Monday, January 25, 2010
Let's skip right past the hybrid and electric cars and start believing in magical ones. The only way to make a green automobile is with a coat of paint. See, 50% of our electrical energy comes from coal-fired plants – that means strip mining and mountaintop removal. Calling it clean energy is like pretending store-bought meat is slaughter-free. Plus, getting lithium out of the ground is a dirty process in itself – in some mining regions, the extraction process uses up two-thirds of the drinkable water. And why do electric cars need all that lithium? Simple. Their batteries are bipolar.
Monday, January 18, 2010
Remember that WC Fields movie where he's swerving the getaway car wildly all over the road and the passenger says gimme the wheel and he yanks it off the steering column and hands it over? Government is a lot like that.

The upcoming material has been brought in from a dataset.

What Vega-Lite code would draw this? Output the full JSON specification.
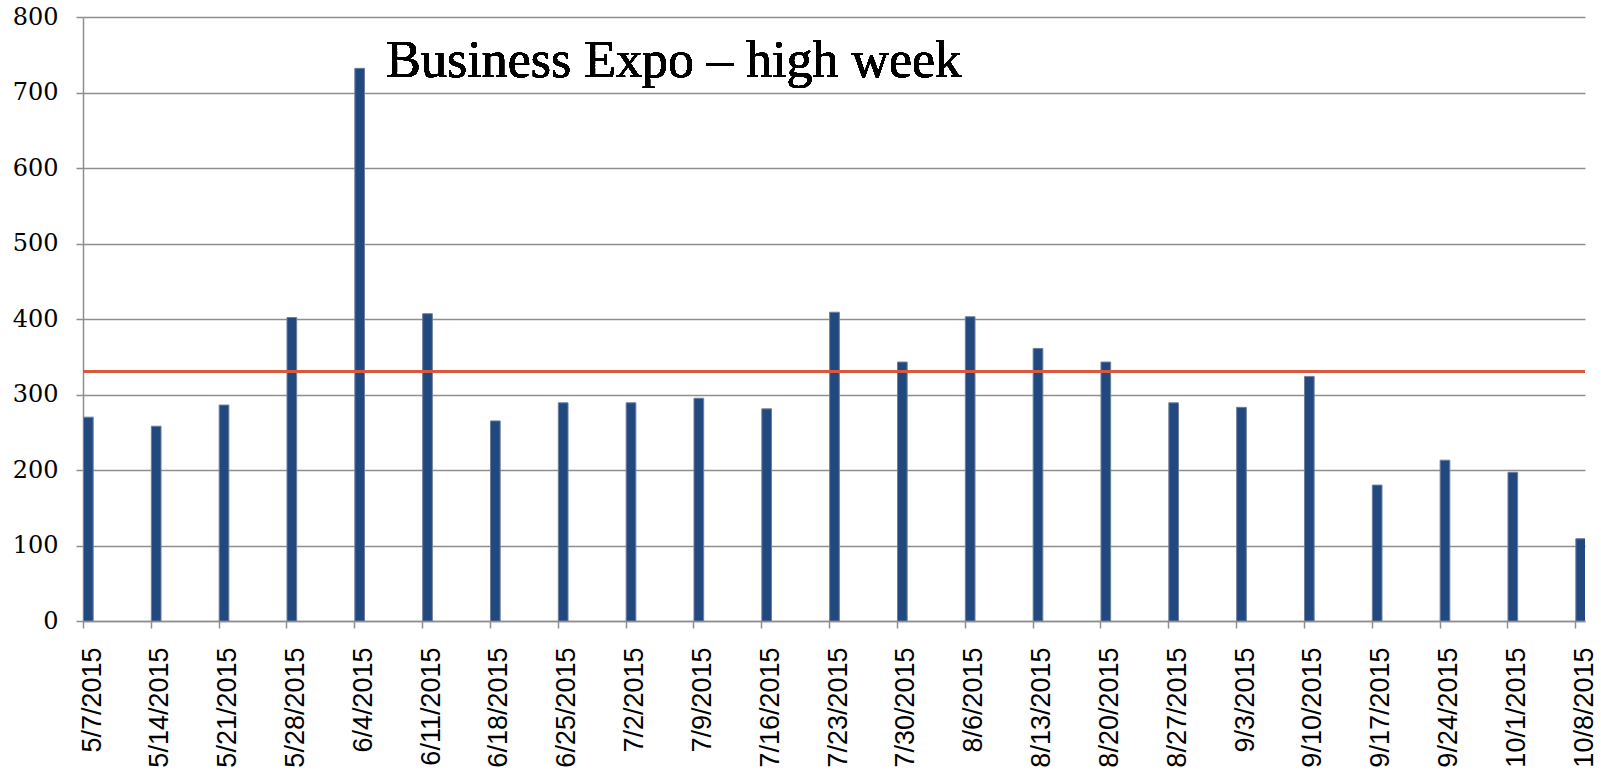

Some people thought Obama was going to be the messiah and some were afraid he was all four horsemen of the apocalypse. They drew Hitler mustaches on him or compared him to everyone from Lincoln to Wilson. But seriously, here's a smart, pragmatic guy surrounded by party hacks fighting over the helm when the rudder's busted. He's America's Gorbachev.
Monday, January 11, 2010
Here's a great way to have big family fun without spending a lot of cash: be a tourist in your own hometown! When was the last time you rode the elevator to the highest floor of your area's tallest building? Okay, maybe you work there... what's important is that sense of wonder and discovery. Try this: go to Chi Chi's or Olive Garden and pretend you've never heard of any of these exotic foreign dishes before – get your server to explain foods like spaghetti or taco salad. Act all excited and curious. Then when your food comes, ask for chopsticks.
Monday, January 4, 2010
Some folks want to get back to nature and fix things back the way they used to be, which if you think about it the way things used to be is the direct cause of the ways things are right now. How can you call yourself a progressive thinker if you share with folks like Ptolemy and Augustine of Hippo a belief in the fundamental schism between humans and the rest of creation? As far as I'm concerned a bowl of organic granola, a nice fresh Twinkie, an anthill, and the Large Hadron Collider are all equally products of nature.